SSMS is the first bachelors programme in Europe that offers safety and security management at an international level. The intercultural character of the SSMS classroom will you give a clear understanding of how different nations deal with safety and security and where there is room for improvement. This approach echoes in all SSMS courses, including the many guest lectures given by ‘officials’ currently working at Scotland Yard and the Dutch Intelligence Service (AIVD). And yes, their names and résumés may be as secretive as the work they do. During excursions in year two and three you’ll visit military bases and advanced prison systems, where you’ll see how they apply the safety and security measures you learned about in year one.
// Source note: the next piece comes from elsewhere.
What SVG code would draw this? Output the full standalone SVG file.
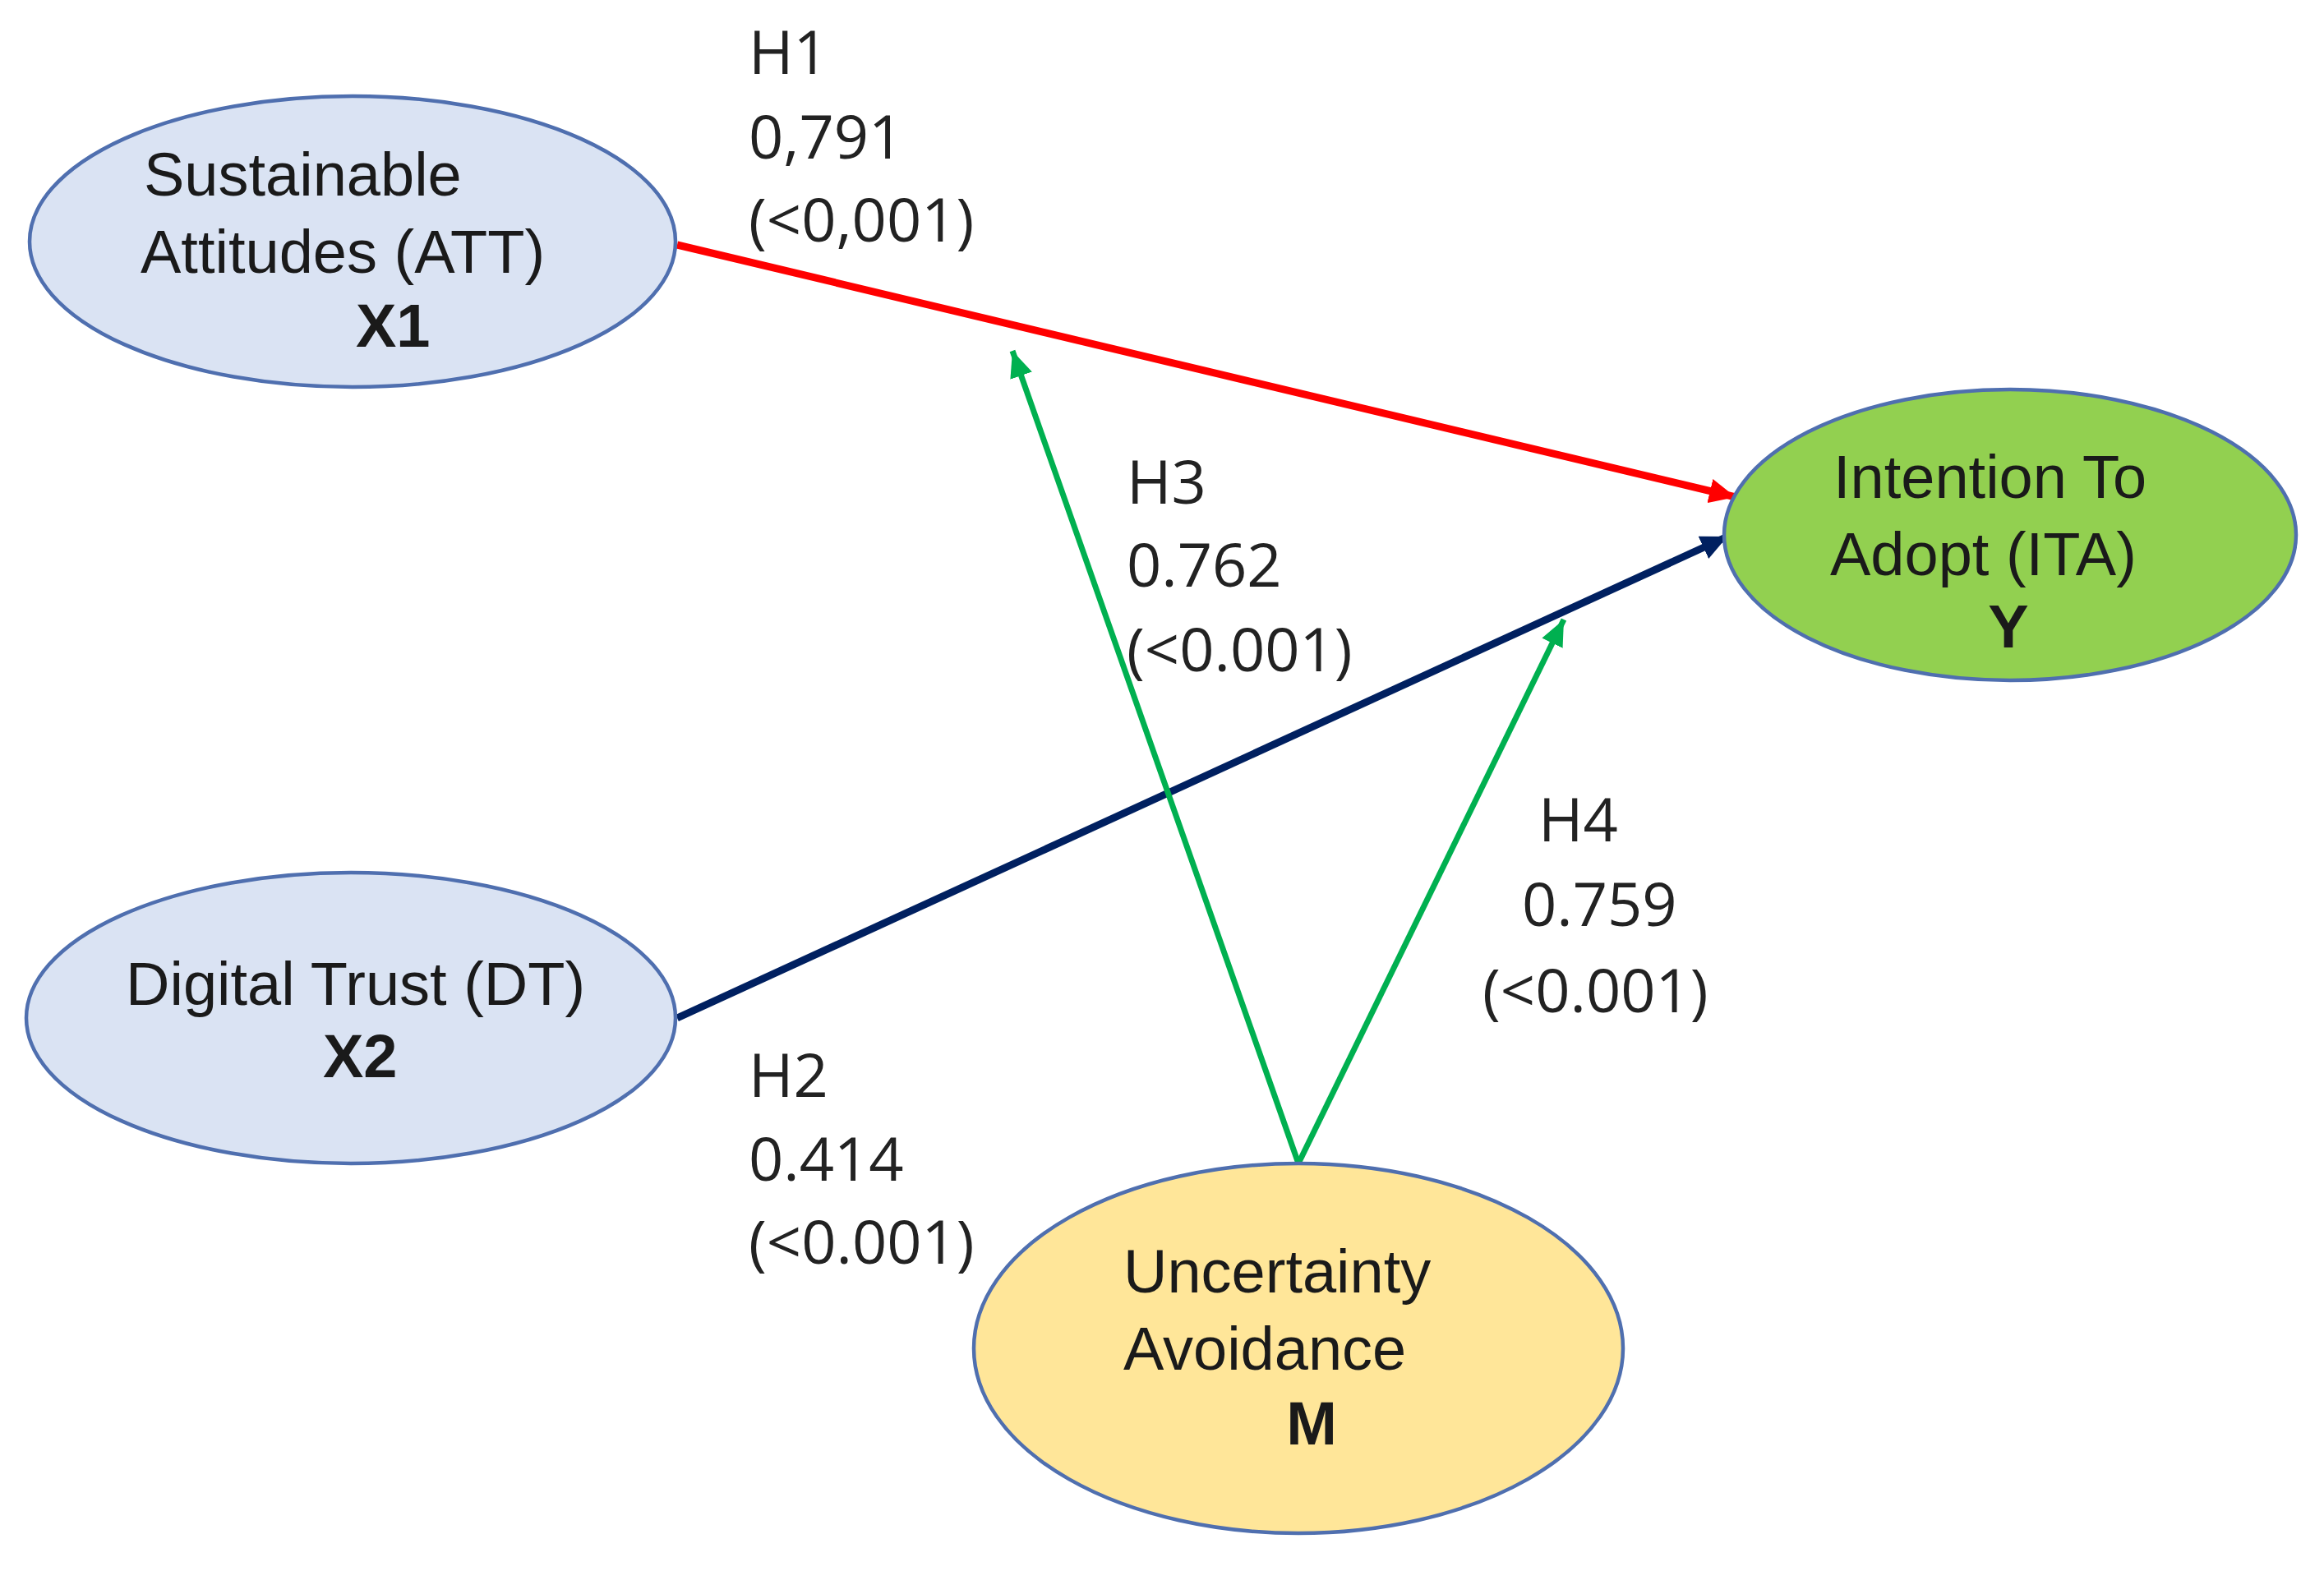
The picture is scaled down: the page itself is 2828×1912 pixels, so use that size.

We assume your time on SSMS will run smoothly. But, we do offer personal assistance if you are experiencing any study problems. A coach can help you keep track of your study progress and further guide your career development. He/she can help improve your time management skills, for example, or find the right people within the programme to answer more complicated questions. They will also support you if you have any personal problems that can adversely affect your schoolwork.
If you haven’t acquired the basics needed to continue the degree programme of your choice, you will have a hard time completing it successfully. To make sure that you have these basics, you will have to meet an academic progress standard during your first year as a student (the foundation year). If you have earned at least 50 of the 60 credits (or, if relevant, have satisfied a qualitative requirement), the Examination Board will give you a positive binding study advice to continue your degree programme. In most cases, if you earn fewer than 50 credits, you will receive a Negative Binding Study Advice (NBSA) and you will have to leave the degree programme.
But the Examination Board will always consider personal circumstances. These could include illness or participating in elite sports: personal conditions that might have kept you from meeting the required academic standard. In such cases, the Examination Board can postpone giving its study advice. This means that you can continue your degree programme for the time being and that your study advice will be issued later, possibly with additional conditions imposed.
It is important, however, that you inform the Examination Board immediately of any personal conditions that might apply to you.
In conclusion: every student is responsible for his or her own academic progress. For this reason, make sure to contact your academic career coach early on if things are not going well. Read all the rules and requirements for the binding study advice in Chapter 7 of the Programme and Examination Regulations (PER) for your degree programme.